Niedermeyer viewed the SNL appearance as just more evidence of Musk as a conman and a hustler, “someone who will do whatever it takes when his back is to the wall.” In his Twitter feed, Niedermeyer devotes much of his recent criticism to Tesla’s flawed and exaggerated autonomous driving software, which he thinks is a deliberate “scam.” “I think the most important qualifier to these words ‘hustler,’ ‘scam,’ etc is that he has entered into them because his back has been against the wall,” Niedermeyer told me. “Not saying that to excuse him, because I don’t think it does, but it’s important context.”
Niedermeyer suggested that the entire SNL appearance was one more such scam — solely an exercise “to shore up Musk’s image.” When Musk poked fun at himself, it was all a self-serving ploy, including the Asperger’s disclosure. I asked whether SNL was complicit, since it would have had to be for the sketches to be so tightly written to aid Musk. “I mean, I’m sure there is give and take,” he responded. “They are getting something from Musk (attention) and they are giving something for that (an opportunity to tune up his image). This kind of arrangement is very standard in the entertainment/PR industries. I’d be shocked if there wasn’t some kind of arrangement like this.”

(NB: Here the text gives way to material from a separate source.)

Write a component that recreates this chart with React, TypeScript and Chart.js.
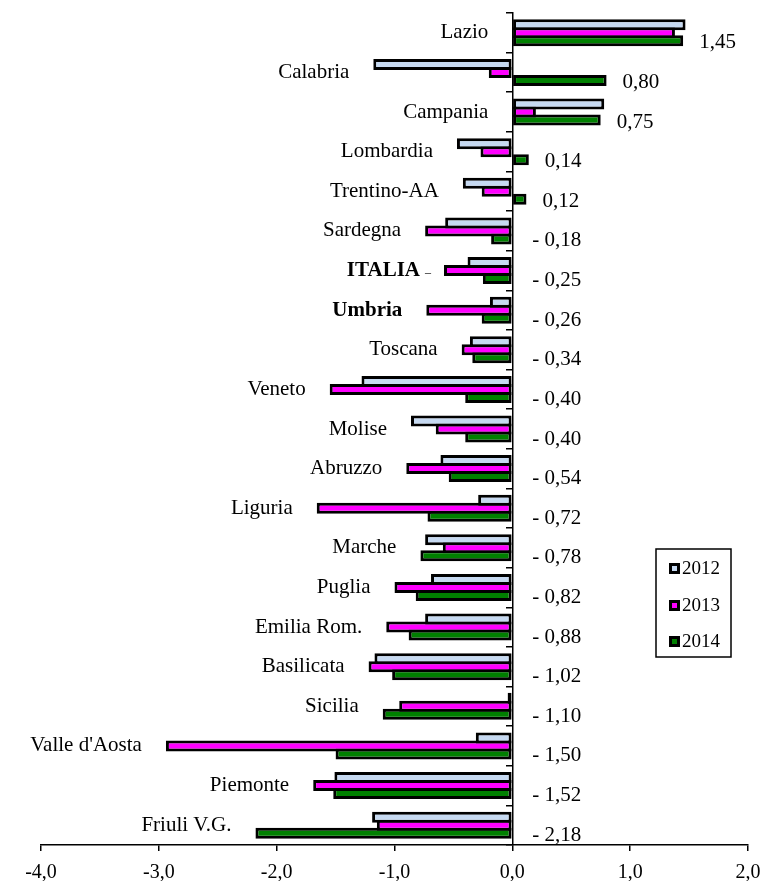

In a way, Niedermeyer is right: Musk’s motivation did involve his image. But it’s not necessary to reach for conspiracies to assess why: Musk wants to sell EVs. He wants to sell more EVs than anyone else — to produce and sell them at prices almost anyone can afford. When there is a club, a movement, even a cult around that vehicle, the greater desire it can evoke. A greater number of people will want that vehicle.
It’s the central message the legacy automakers have yet to understand, and why Musk remains the most redoubtable actor in the EV space.